The specificity of disciplinary intuitions and distinctive forms of scientific abstraction define the limits of interdisciplinarity and the attempt to get the sciences to work together to the one, single end of expanding scientific knowledge, and thus this also explains why there are many sciences instead of one, single science. However, these many sciences accomplish the work of expanding scientific knowledge, though that knowledge is often highly specialized and must be interpreted in order to find its place within human life as knowledge that makes a difference in navigating the obstacles of an indifferent world.

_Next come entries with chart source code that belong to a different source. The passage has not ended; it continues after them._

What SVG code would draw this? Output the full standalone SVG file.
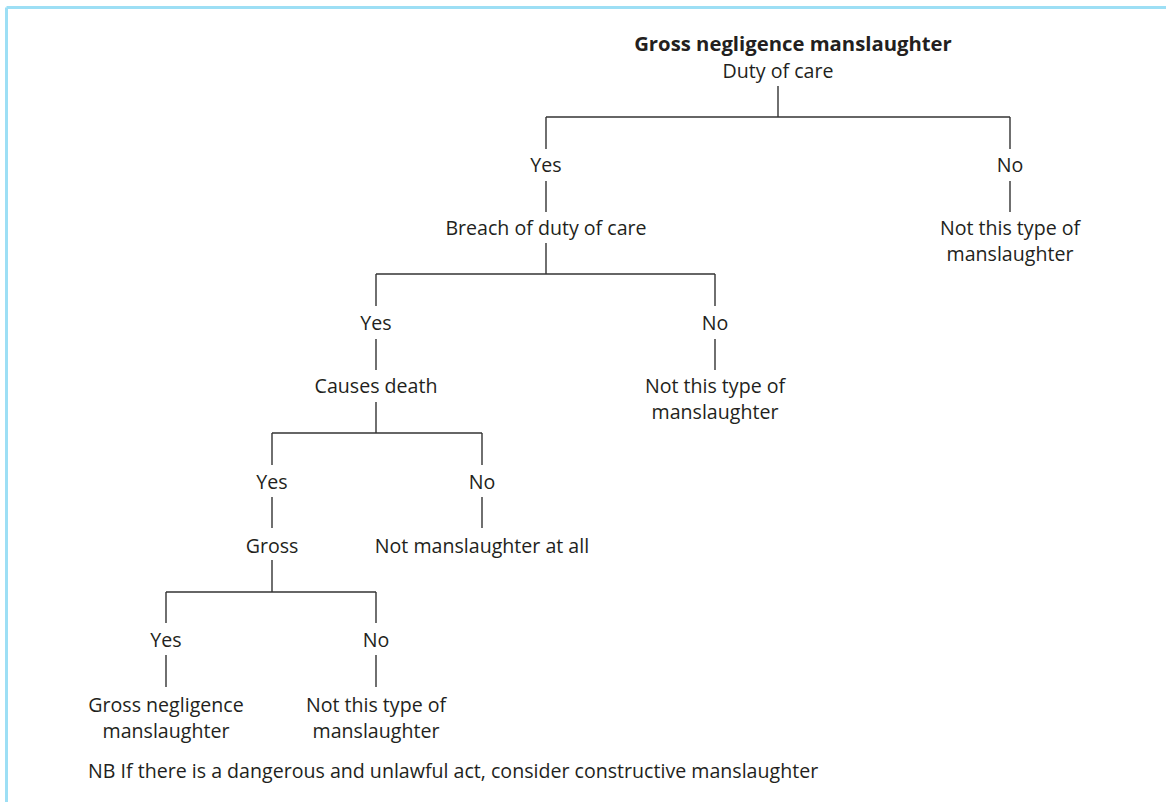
<svg xmlns="http://www.w3.org/2000/svg" width="1166" height="802" viewBox="0 0 1166 802">
<style>
.t{font-family:"Open Sans","Noto Sans",sans-serif;font-size:19.6px;fill:#231f20;text-anchor:middle}
.b{font-weight:700;font-size:20.3px}
.c line{stroke:#333;stroke-width:1.4}
</style>
<rect width="1166" height="802" fill="#fff"/>
<g id="frame" stroke="#9ddff5" stroke-width="3" fill="none">
<line x1="6.5" y1="7.5" x2="1166" y2="7.5"/>
<line x1="6.5" y1="7.5" x2="6.5" y2="802"/>
</g>
<g class="c" id="connectors">
<line x1="778" y1="86" x2="778" y2="117"/>
<line x1="546" y1="117" x2="1010" y2="117"/>
<line x1="546" y1="117" x2="546" y2="149"/>
<line x1="1010" y1="117" x2="1010" y2="149"/>
<line x1="546" y1="181" x2="546" y2="212"/>
<line x1="1010" y1="181" x2="1010" y2="212"/>
<line x1="546" y1="243" x2="546" y2="274"/>
<line x1="376" y1="274" x2="715" y2="274"/>
<line x1="376" y1="274" x2="376" y2="306"/>
<line x1="715" y1="274" x2="715" y2="306"/>
<line x1="376" y1="339" x2="376" y2="370"/>
<line x1="715" y1="339" x2="715" y2="370"/>
<line x1="376" y1="402" x2="376" y2="433"/>
<line x1="272" y1="433" x2="482" y2="433"/>
<line x1="272" y1="433" x2="272" y2="465"/>
<line x1="482" y1="433" x2="482" y2="465"/>
<line x1="272" y1="497" x2="272" y2="528"/>
<line x1="482" y1="497" x2="482" y2="528"/>
<line x1="272" y1="560" x2="272" y2="592"/>
<line x1="166" y1="592" x2="376" y2="592"/>
<line x1="166" y1="592" x2="166" y2="623"/>
<line x1="376" y1="592" x2="376" y2="623"/>
<line x1="166" y1="655" x2="166" y2="687"/>
<line x1="376" y1="655" x2="376" y2="687"/>
</g>
<g id="title"><text class="t b" x="793" y="51">Gross negligence manslaughter</text></g>
<g id="duty"><text class="t" x="778" y="78">Duty of care</text></g>
<g id="yes1"><text class="t" x="546" y="172">Yes</text></g>
<g id="no1"><text class="t" x="1010" y="172">No</text></g>
<g id="breach"><text class="t" x="546" y="235">Breach of duty of care</text></g>
<g id="notType1"><text class="t" x="1010" y="235">Not this type of</text><text class="t" x="1010" y="261">manslaughter</text></g>
<g id="yes2"><text class="t" x="376" y="330">Yes</text></g>
<g id="no2"><text class="t" x="715" y="330">No</text></g>
<g id="causes"><text class="t" x="376" y="393">Causes death</text></g>
<g id="notType2"><text class="t" x="715" y="393">Not this type of</text><text class="t" x="715" y="419">manslaughter</text></g>
<g id="yes3"><text class="t" x="272" y="489">Yes</text></g>
<g id="no3"><text class="t" x="482" y="489">No</text></g>
<g id="gross"><text class="t" x="272" y="553">Gross</text></g>
<g id="notMan"><text class="t" x="482" y="553">Not manslaughter at all</text></g>
<g id="yes4"><text class="t" x="166" y="647">Yes</text></g>
<g id="no4"><text class="t" x="376" y="647">No</text></g>
<g id="gnm"><text class="t" x="166" y="712">Gross negligence</text><text class="t" x="166" y="738">manslaughter</text></g>
<g id="notType3"><text class="t" x="376" y="712">Not this type of</text><text class="t" x="376" y="738">manslaughter</text></g>
<g id="note"><text class="t" x="88" y="778" style="text-anchor:start">NB If there is a dangerous and unlawful act, consider constructive manslaughter</text></g>
</svg>
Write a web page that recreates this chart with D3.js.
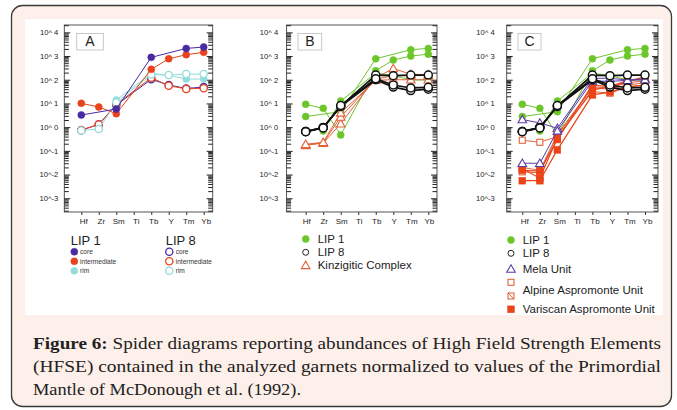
<!DOCTYPE html>
<html><head><meta charset="utf-8">
<script src="https://cdn.jsdelivr.net/npm/d3@7"></script>
<style>body{margin:0;background:#fff}svg{display:block}</style>
</head><body><svg id="c" width="677" height="410"></svg>
<script>
const elements = ["Hf","Zr","Sm","Ti","Tb","Y","Tm","Yb"];
const yTickExps = [4,3,2,1,0,-1,-2,-3];
const panelLetters = ["A","B","C"];

// Panel A
const lip1CoreA  = [3.25, null, 5.8, null, 880, null, 2100, 2400];
const lip1InterA = [10.1, 7.1, 3.7, null, 275, 770, 1135, 1430];
const lip1RimA   = [null, null, 14, null, 186, 155, 107, 107];
const lip8CoreA  = [0.74, 1.32, 8.6, null, 104, 60, 43, 49];
const lip8InterA = [0.76, 1.3, 9.2, null, 122, 56, 41, 44];
const lip8RimA   = [0.72, 0.84, 11, null, 165, 158, 174, 174];

// Panel B
const lip1B = [
  [9.2, 6.2, 0.47, null, 240, 680, 1000, 1200],
  [2.8, null, 4.5, null, 770, null, 1850, 2100],
  [null, 0.69, 12.6, null, 190, 150, 98, 98]];
const lip8B = [
  [0.65, 0.95, 7.8, null, 158, 148, 158, 158],
  [0.66, 0.97, 7.5, null, 100, 49, 35, 40],
  [0.64, 0.93, 8.2, null, 110, 60, 45, 48]];
const kinzB = [
  [0.18, 0.21, 1.4, null, 120, 300, 170, 165],
  [0.17, 0.22, 2.7, null, 105, 150, 150, 150],
  [0.19, 0.23, 4.0, null, 95, 100, 100, 100]];

// Panel C
const lip1C = [
  [9.2, 6.2, 0.47, null, 240, 680, 1000, 1200],
  [2.8, null, 4.5, null, 770, null, 1850, 2100],
  [null, 0.69, 12.6, null, 190, 150, 98, 98]];
const lip8C = [
  [0.65, 0.95, 7.8, null, 158, 148, 158, 158],
  [0.66, 0.97, 7.5, null, 100, 49, 35, 40],
  [0.64, 0.93, 8.2, null, 110, 60, 45, 48]];
const melaC = [
  [2.1, 1.5, 0.9, null, 115, 115, 98, 110],
  [0.03, 0.03, 0.7, null, 90, 85, 95, 100]];
const alpineOpenC = [
  [0.28, 0.23, 0.4, null, 32, 27, 50, 60],
  [0.013, 0.012, 0.45, null, 45, 40, 60, 75]];
const alpineCrossC = [
  [0.02, 0.015, 0.5, null, 50, 45, 75, 90]];
const variscanC = [
  [0.0055, 0.0055, 0.11, null, 23, 30, 50, 60],
  [0.018, 0.007, 0.35, null, 37, 50, 83, 135],
  [0.015, 0.014, 0.3, null, 60, 50, 95, 110]];

const captionLines = [
  ["Figure 6:", " Spider diagrams reporting abundances of High Field Strength Elements"],
  ["", "(HFSE) contained in the analyzed garnets normalized to values of the Primordial"],
  ["", "Mantle of McDonough et al. (1992)."]];

const C = {purple:"#4a2aa2", red:"#e8431c", cyan:"#93dcdc", green:"#6cc62a", black:"#111",
  orange:"#e2623c", mela:"#5b3ca6", alpine:"#e0663a", variscan:"#ea4418"};
const SANS = "'Liberation Sans', Arial, sans-serif";

const svg = d3.select("#c");
svg.append("rect").attr("x",11.5).attr("y",5.5).attr("width",660).attr("height",401).attr("rx",11)
  .attr("fill","#fdefe9").attr("stroke","#3a3a3a").attr("stroke-width",1.3);
svg.append("rect").attr("x",25).attr("y",19).attr("width",638).attr("height",296).attr("fill","#fff");

const Y0 = 212, Y1 = 25;
const y = d3.scaleLog().domain([Math.pow(10,-3.58), Math.pow(10,4.31)]).range([Y0, Y1]);
const majors = yTickExps.map(e => Math.pow(10, e));
const minors = [];
for (let k = -4; k <= 4; k++) for (let m = 2; m <= 9; m++) {
  const v = m * Math.pow(10, k);
  if (v >= y.domain()[0] && v <= y.domain()[1]) minors.push(v);
}

function drawMarker(g, shape, cx, cy, color, filled, big) {
  const fill = filled ? color : "#fff";
  if (shape === "circle") {
    g.append("circle").attr("cx",cx).attr("cy",cy).attr("r", big ? 4 : (filled ? 3.5 : 3.6))
      .attr("fill",fill).attr("stroke",color).attr("stroke-width", filled ? 0.5 : (big ? 1.5 : 1.3));
  } else if (shape === "triangle") {
    g.append("path").attr("d", d3.symbol(d3.symbolTriangle, 32)()).attr("transform",`translate(${cx},${cy+0.8})`)
      .attr("fill",fill).attr("stroke",color).attr("stroke-width",1.1);
  } else if (shape === "square" || shape === "xsquare") {
    const h = filled ? 3.4 : 3;
    g.append("rect").attr("x",cx-h).attr("y",cy-h).attr("width",2*h).attr("height",2*h)
      .attr("fill",fill).attr("stroke",color).attr("stroke-width",filled?0.5:1.1);
    if (shape === "xsquare") g.append("line").attr("x1",cx-h).attr("y1",cy-h).attr("x2",cx+h).attr("y2",cy+h)
      .attr("stroke",color).attr("stroke-width",1);
  }
}

function drawSeries(g, x, vals, st) {
  const pts = elements.map((e,i) => ({e, v: vals[i]})).filter(d => d.v != null);
  const line = d3.line().x(d => x(d.e)).y(d => y(d.v));
  g.append("path").datum(pts).attr("d", line).attr("fill","none")
    .attr("stroke", st.color).attr("stroke-width", st.lw || 1);
  pts.forEach(d => drawMarker(g, st.shape, x(d.e), y(d.v), st.color, st.filled, st.big));
}

function panel(cfg) {
  const g = svg.append("g");
  const x = d3.scalePoint().domain(elements).range([cfg.px0, cfg.px1]);
  g.append("rect").attr("x",cfg.fx0).attr("y",Y1).attr("width",cfg.fx1-cfg.fx0).attr("height",Y0-Y1)
    .attr("fill","none").attr("stroke","#444").attr("stroke-width",0.9);
  const la = g.append("g").attr("transform",`translate(${cfg.fx0},0)`)
    .call(d3.axisLeft(y).tickValues(majors).tickSize(-6).tickPadding(cfg.labOff)
      .tickFormat(v => { const e = Math.round(Math.log10(v)); return e >= 0 ? "10^ " + e : "10^" + e; }));
  la.select(".domain").remove();
  la.selectAll("text").attr("font-family",SANS).attr("font-size",7.6).attr("fill","#222");
  la.selectAll("line").attr("stroke","#222");
  const lm = g.append("g").attr("transform",`translate(${cfg.fx0},0)`)
    .call(d3.axisLeft(y).tickValues(minors).tickSize(-4.5).tickFormat(""));
  lm.select(".domain").remove(); lm.selectAll("line").attr("stroke","#222").attr("stroke-width",1);
  const ra = g.append("g").attr("transform",`translate(${cfg.fx1},0)`)
    .call(d3.axisRight(y).tickValues(majors).tickSize(-6).tickFormat(""));
  ra.select(".domain").remove(); ra.selectAll("line").attr("stroke","#222");
  const rm = g.append("g").attr("transform",`translate(${cfg.fx1},0)`)
    .call(d3.axisRight(y).tickValues(minors).tickSize(-4.5).tickFormat(""));
  rm.select(".domain").remove(); rm.selectAll("line").attr("stroke","#222").attr("stroke-width",1);
  const ba = g.append("g").attr("transform",`translate(0,${Y0})`)
    .call(d3.axisBottom(x).tickSize(3).tickSizeOuter(0).tickPadding(3));
  ba.select(".domain").remove();
  ba.selectAll("line").attr("stroke","#333");
  ba.selectAll("text").attr("font-family",SANS).attr("font-size",8).attr("fill","#222")
    .attr("dx", cfg.xlabShift);
  g.append("rect").attr("x",cfg.bx).attr("y",33.5).attr("width",cfg.bw).attr("height",16.5)
    .attr("fill","#fff").attr("stroke","#bbb").attr("stroke-width",0.8);
  g.append("text").attr("x",cfg.bx+cfg.bw/2).attr("y",46.3).attr("text-anchor","middle")
    .attr("font-family",SANS).attr("font-size",14).attr("fill","#222").text(cfg.letter);
  cfg.series.forEach(s => drawSeries(g, x, s.vals, s.st));
}

const sLip1Core = {color:C.purple, shape:"circle", filled:true};
const sLip1Inter = {color:C.red, shape:"circle", filled:true};
const sLip1Rim = {color:C.cyan, shape:"circle", filled:true};
const sLip8Core = {color:C.purple, shape:"circle", filled:false};
const sLip8Inter = {color:C.red, shape:"circle", filled:false};
const sLip8Rim = {color:C.cyan, shape:"circle", filled:false};
const sGreen = {color:C.green, shape:"circle", filled:true, lw:1};
const sBlack = {color:C.black, shape:"circle", filled:false, lw:1.7, big:true};
const sKinz = {color:C.orange, shape:"triangle", filled:false, lw:1};
const sMela = {color:C.mela, shape:"triangle", filled:false, lw:1};
const sAlp = {color:C.alpine, shape:"square", filled:false, lw:1};
const sAlpX = {color:C.alpine, shape:"xsquare", filled:false, lw:1};
const sVar = {color:C.variscan, shape:"square", filled:true, lw:1.2};

panel({letter:panelLetters[0], fx0:64.3, fx1:212.7, px0:81.3, px1:203.7, labOff:6, xlabShift:2, bx:76.7, bw:26.6,
  series:[
    {vals:lip8CoreA, st:sLip8Core}, {vals:lip8InterA, st:sLip8Inter},
    {vals:lip1RimA, st:sLip1Rim}, {vals:lip8RimA, st:sLip8Rim},
    {vals:lip1InterA, st:sLip1Inter}, {vals:lip1CoreA, st:sLip1Core}]});

panel({letter:panelLetters[1], fx0:286.6, fx1:437, px0:305.7, px1:428.3, labOff:8.4, xlabShift:0.5, bx:298, bw:23.7,
  series:[
    ...lip1B.map(v => ({vals:v, st:sGreen})),
    ...kinzB.map(v => ({vals:v, st:sKinz})),
    ...lip8B.map(v => ({vals:v, st:sBlack}))]});

panel({letter:panelLetters[2], fx0:506.7, fx1:658, px0:522.3, px1:645, labOff:12, xlabShift:2, bx:518, bw:23,
  series:[
    ...lip1C.map(v => ({vals:v, st:sGreen})),
    ...alpineOpenC.map(v => ({vals:v, st:sAlp})),
    ...alpineCrossC.map(v => ({vals:v, st:sAlpX})),
    ...variscanC.map(v => ({vals:v, st:sVar})),
    ...melaC.map(v => ({vals:v, st:sMela})),
    ...lip8C.map(v => ({vals:v, st:sBlack}))]});

// Legend A
const legA = svg.append("g").attr("font-family",SANS).attr("fill","#222");
[["LIP 1",70.7,74.3,80,true],["LIP 8",165.7,169.3,175.7,false]].forEach(([t,tx,cx,lx,filled]) => {
  legA.append("text").attr("x",tx).attr("y",245).attr("font-size",13).text(t);
  [["core",C.purple,251.7],["intermediate",C.red,261.3],["rim",C.cyan,270.8]].forEach(([lab,col,yy]) => {
    drawMarker(legA, "circle", cx, yy, col, filled);
    legA.append("text").attr("x",lx).attr("y",yy+2.3).attr("font-size",6.6).attr("fill","#333").text(lab);
  });
});

// Legend B
const legB = svg.append("g").attr("font-family",SANS);
[["LIP 1",sGreen,239],["LIP 8",{color:"#222",shape:"circle",filled:false},252.3],["Kinzigitic Complex",{color:C.orange,shape:"triangle",filled:false},265.3]]
  .forEach(([t,st,yy]) => {
    if (st.shape === "circle" && !st.filled) legB.append("circle").attr("cx",305.7).attr("cy",yy).attr("r",3).attr("fill","#fff").attr("stroke","#222").attr("stroke-width",1);
    else drawMarker(legB, st.shape, 305.7, yy, st.color, st.filled);
    legB.append("text").attr("x",317.7).attr("y",yy+4).attr("font-size",11.5).attr("fill","#222").text(t);
  });

// Legend C
const legC = svg.append("g").attr("font-family",SANS);
const lcx = 511, ltx = 522.7;
drawMarker(legC, "circle", lcx, 240, C.green, true);
legC.append("text").attr("x",ltx).attr("y",244).attr("font-size",11.5).attr("fill","#222").text("LIP 1");
legC.append("circle").attr("cx",lcx).attr("cy",253.3).attr("r",3).attr("fill","#fff").attr("stroke","#222").attr("stroke-width",1);
legC.append("text").attr("x",ltx).attr("y",257.3).attr("font-size",11.5).attr("fill","#222").text("LIP 8");
drawMarker(legC, "triangle", lcx, 269, C.mela, false);
legC.append("text").attr("x",ltx).attr("y",273).attr("font-size",11.5).attr("fill","#222").text("Mela Unit");
drawMarker(legC, "square", lcx, 282.3, C.alpine, false);
drawMarker(legC, "xsquare", lcx, 296, C.alpine, false);
legC.append("text").attr("x",ltx).attr("y",294).attr("font-size",11.5).attr("fill","#222").text("Alpine Aspromonte Unit");
drawMarker(legC, "square", lcx, 309.3, C.variscan, true);
legC.append("text").attr("x",ltx).attr("y",313.3).attr("font-size",11.5).attr("fill","#222").text("Variscan Aspromonte Unit");

// Caption
const cap = svg.append("g").attr("font-family","'Liberation Serif','DejaVu Serif',serif").attr("font-size",17.3).attr("fill","#222");
const capY = [349, 372, 395];
let scale = 1;
captionLines.forEach(([b, rest], i) => {
  const t = cap.append("text").attr("x",33).attr("y",capY[i]);
  if (b) t.append("tspan").attr("font-weight","bold").text(b);
  t.append("tspan").text(rest);
  const w = t.node().getComputedTextLength();
  if (i === 0) scale = 628 / w;
  if (i < 2) t.attr("textLength", 628).attr("lengthAdjust","spacingAndGlyphs");
  else t.attr("textLength", Math.min(w * scale, 268)).attr("lengthAdjust","spacingAndGlyphs");
});
</script></body></html>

Some time ago in a post I asked — Is it possible to specialize in the big picture? — and I think the above demonstrates how this question is more relevant than ever. We require stand-alone “big picture” disciplines with their own special kinds of intuition and their distinctive forms of scientific abstraction that can bring together the synthesis of scientific knowledge that is missing from the specialized disciplines. We should not expect that big picture disciplines — and there may eventually come to be many of them, as should be expected in light of the above reflections — will simply be an eclectic gathering of specialized scientific knowledge, but each will be a discipline in its own right, that makes use of the knowledge of the specialized sciences in its own distinctive way. We shouldn’t resist this movement of thought, but rather we should let a hundred flowers bloom.